_What to do_
Reproduce the full listing below unchanged, apart from the pictures.
--------
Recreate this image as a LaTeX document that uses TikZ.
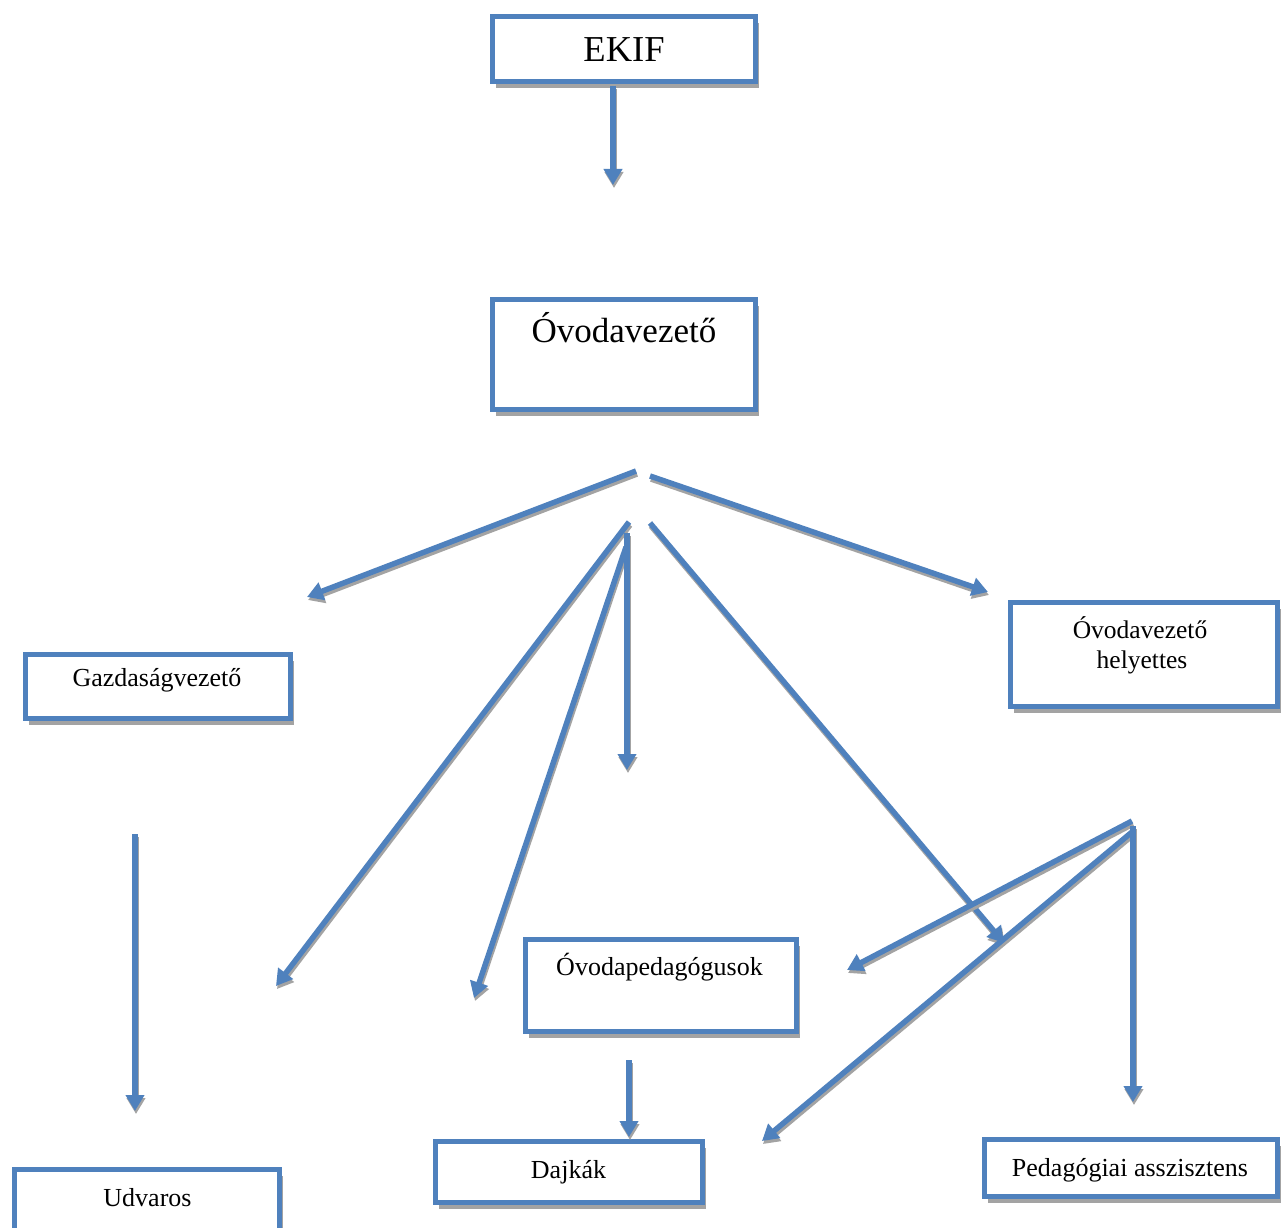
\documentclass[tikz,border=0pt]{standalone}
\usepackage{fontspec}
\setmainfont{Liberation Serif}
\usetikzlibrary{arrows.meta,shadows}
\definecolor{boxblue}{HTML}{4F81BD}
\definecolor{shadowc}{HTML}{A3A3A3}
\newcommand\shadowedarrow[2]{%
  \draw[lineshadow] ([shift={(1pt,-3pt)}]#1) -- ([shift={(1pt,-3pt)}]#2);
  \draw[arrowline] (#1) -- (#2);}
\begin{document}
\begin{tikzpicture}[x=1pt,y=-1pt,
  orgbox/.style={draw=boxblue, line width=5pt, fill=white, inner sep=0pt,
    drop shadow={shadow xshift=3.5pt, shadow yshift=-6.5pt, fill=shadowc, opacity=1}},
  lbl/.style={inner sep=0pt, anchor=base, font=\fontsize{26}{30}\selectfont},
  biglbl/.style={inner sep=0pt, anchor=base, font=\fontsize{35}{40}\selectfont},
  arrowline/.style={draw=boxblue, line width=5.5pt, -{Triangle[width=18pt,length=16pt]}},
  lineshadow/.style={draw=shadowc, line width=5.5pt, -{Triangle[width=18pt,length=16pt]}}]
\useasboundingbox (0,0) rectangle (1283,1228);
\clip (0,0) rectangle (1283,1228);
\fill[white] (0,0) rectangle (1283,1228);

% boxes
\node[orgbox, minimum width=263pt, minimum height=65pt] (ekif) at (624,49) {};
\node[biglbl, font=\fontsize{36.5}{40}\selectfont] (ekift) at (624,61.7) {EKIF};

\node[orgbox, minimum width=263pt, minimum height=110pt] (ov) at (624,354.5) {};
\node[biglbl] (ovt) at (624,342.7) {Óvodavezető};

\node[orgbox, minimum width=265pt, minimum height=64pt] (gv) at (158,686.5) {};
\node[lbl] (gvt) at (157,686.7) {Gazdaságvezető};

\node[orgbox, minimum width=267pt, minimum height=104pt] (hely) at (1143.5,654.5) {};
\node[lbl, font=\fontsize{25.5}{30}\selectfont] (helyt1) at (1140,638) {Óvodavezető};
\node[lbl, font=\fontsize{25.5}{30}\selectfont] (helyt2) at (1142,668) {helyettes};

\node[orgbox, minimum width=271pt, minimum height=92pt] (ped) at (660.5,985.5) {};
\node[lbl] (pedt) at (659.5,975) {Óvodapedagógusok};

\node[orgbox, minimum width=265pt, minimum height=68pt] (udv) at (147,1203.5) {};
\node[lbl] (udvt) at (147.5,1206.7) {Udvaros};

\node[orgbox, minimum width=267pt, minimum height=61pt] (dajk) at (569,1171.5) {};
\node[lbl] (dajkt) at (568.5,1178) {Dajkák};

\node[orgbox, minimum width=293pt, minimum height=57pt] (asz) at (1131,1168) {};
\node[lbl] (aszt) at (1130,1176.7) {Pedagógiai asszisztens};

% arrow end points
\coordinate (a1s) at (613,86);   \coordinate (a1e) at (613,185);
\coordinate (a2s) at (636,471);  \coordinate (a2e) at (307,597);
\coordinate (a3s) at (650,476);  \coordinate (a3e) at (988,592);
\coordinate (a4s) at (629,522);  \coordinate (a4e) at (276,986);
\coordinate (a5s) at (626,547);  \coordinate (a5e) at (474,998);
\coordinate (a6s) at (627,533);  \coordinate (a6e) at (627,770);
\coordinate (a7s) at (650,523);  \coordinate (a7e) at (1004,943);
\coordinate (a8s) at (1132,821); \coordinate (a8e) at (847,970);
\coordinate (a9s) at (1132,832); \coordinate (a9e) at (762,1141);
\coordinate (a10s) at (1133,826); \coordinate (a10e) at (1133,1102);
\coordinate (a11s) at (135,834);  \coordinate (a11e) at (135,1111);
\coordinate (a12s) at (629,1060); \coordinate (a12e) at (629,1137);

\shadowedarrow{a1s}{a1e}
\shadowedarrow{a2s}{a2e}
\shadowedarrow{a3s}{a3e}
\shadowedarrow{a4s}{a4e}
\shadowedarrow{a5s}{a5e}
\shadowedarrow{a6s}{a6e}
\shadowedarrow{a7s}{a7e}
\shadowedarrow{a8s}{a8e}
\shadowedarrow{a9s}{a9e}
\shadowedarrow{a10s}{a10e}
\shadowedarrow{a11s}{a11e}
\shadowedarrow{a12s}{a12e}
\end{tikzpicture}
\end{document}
--------
_Solution to the exercise_
Recreate this image as a LaTeX document that uses TikZ.
\documentclass[tikz,border=0pt]{standalone}
\usepackage{fontspec}
\setmainfont{Liberation Serif}
\usetikzlibrary{arrows.meta,shadows}
\definecolor{boxblue}{HTML}{4F81BD}
\definecolor{shadowc}{HTML}{A3A3A3}
\newcommand\shadowedarrow[2]{%
  \draw[lineshadow] ([shift={(1pt,-3pt)}]#1) -- ([shift={(1pt,-3pt)}]#2);
  \draw[arrowline] (#1) -- (#2);}
\begin{document}
\begin{tikzpicture}[x=1pt,y=-1pt,
  orgbox/.style={draw=boxblue, line width=5pt, fill=white, inner sep=0pt,
    drop shadow={shadow xshift=3.5pt, shadow yshift=-6.5pt, fill=shadowc, opacity=1}},
  lbl/.style={inner sep=0pt, anchor=base, font=\fontsize{26}{30}\selectfont},
  biglbl/.style={inner sep=0pt, anchor=base, font=\fontsize{35}{40}\selectfont},
  arrowline/.style={draw=boxblue, line width=5.5pt, -{Triangle[width=18pt,length=16pt]}},
  lineshadow/.style={draw=shadowc, line width=5.5pt, -{Triangle[width=18pt,length=16pt]}}]
\useasboundingbox (0,0) rectangle (1283,1228);
\clip (0,0) rectangle (1283,1228);
\fill[white] (0,0) rectangle (1283,1228);

% boxes
\node[orgbox, minimum width=263pt, minimum height=65pt] (ekif) at (624,49) {};
\node[biglbl, font=\fontsize{36.5}{40}\selectfont] (ekift) at (624,61.7) {EKIF};

\node[orgbox, minimum width=263pt, minimum height=110pt] (ov) at (624,354.5) {};
\node[biglbl] (ovt) at (624,342.7) {Óvodavezető};

\node[orgbox, minimum width=265pt, minimum height=64pt] (gv) at (158,686.5) {};
\node[lbl] (gvt) at (157,686.7) {Gazdaságvezető};

\node[orgbox, minimum width=267pt, minimum height=104pt] (hely) at (1143.5,654.5) {};
\node[lbl, font=\fontsize{25.5}{30}\selectfont] (helyt1) at (1140,638) {Óvodavezető};
\node[lbl, font=\fontsize{25.5}{30}\selectfont] (helyt2) at (1142,668) {helyettes};

\node[orgbox, minimum width=271pt, minimum height=92pt] (ped) at (660.5,985.5) {};
\node[lbl] (pedt) at (659.5,975) {Óvodapedagógusok};

\node[orgbox, minimum width=265pt, minimum height=68pt] (udv) at (147,1203.5) {};
\node[lbl] (udvt) at (147.5,1206.7) {Udvaros};

\node[orgbox, minimum width=267pt, minimum height=61pt] (dajk) at (569,1171.5) {};
\node[lbl] (dajkt) at (568.5,1178) {Dajkák};

\node[orgbox, minimum width=293pt, minimum height=57pt] (asz) at (1131,1168) {};
\node[lbl] (aszt) at (1130,1176.7) {Pedagógiai asszisztens};

% arrow end points
\coordinate (a1s) at (613,86);   \coordinate (a1e) at (613,185);
\coordinate (a2s) at (636,471);  \coordinate (a2e) at (307,597);
\coordinate (a3s) at (650,476);  \coordinate (a3e) at (988,592);
\coordinate (a4s) at (629,522);  \coordinate (a4e) at (276,986);
\coordinate (a5s) at (626,547);  \coordinate (a5e) at (474,998);
\coordinate (a6s) at (627,533);  \coordinate (a6e) at (627,770);
\coordinate (a7s) at (650,523);  \coordinate (a7e) at (1004,943);
\coordinate (a8s) at (1132,821); \coordinate (a8e) at (847,970);
\coordinate (a9s) at (1132,832); \coordinate (a9e) at (762,1141);
\coordinate (a10s) at (1133,826); \coordinate (a10e) at (1133,1102);
\coordinate (a11s) at (135,834);  \coordinate (a11e) at (135,1111);
\coordinate (a12s) at (629,1060); \coordinate (a12e) at (629,1137);

\shadowedarrow{a1s}{a1e}
\shadowedarrow{a2s}{a2e}
\shadowedarrow{a3s}{a3e}
\shadowedarrow{a4s}{a4e}
\shadowedarrow{a5s}{a5e}
\shadowedarrow{a6s}{a6e}
\shadowedarrow{a7s}{a7e}
\shadowedarrow{a8s}{a8e}
\shadowedarrow{a9s}{a9e}
\shadowedarrow{a10s}{a10e}
\shadowedarrow{a11s}{a11e}
\shadowedarrow{a12s}{a12e}
\end{tikzpicture}
\end{document}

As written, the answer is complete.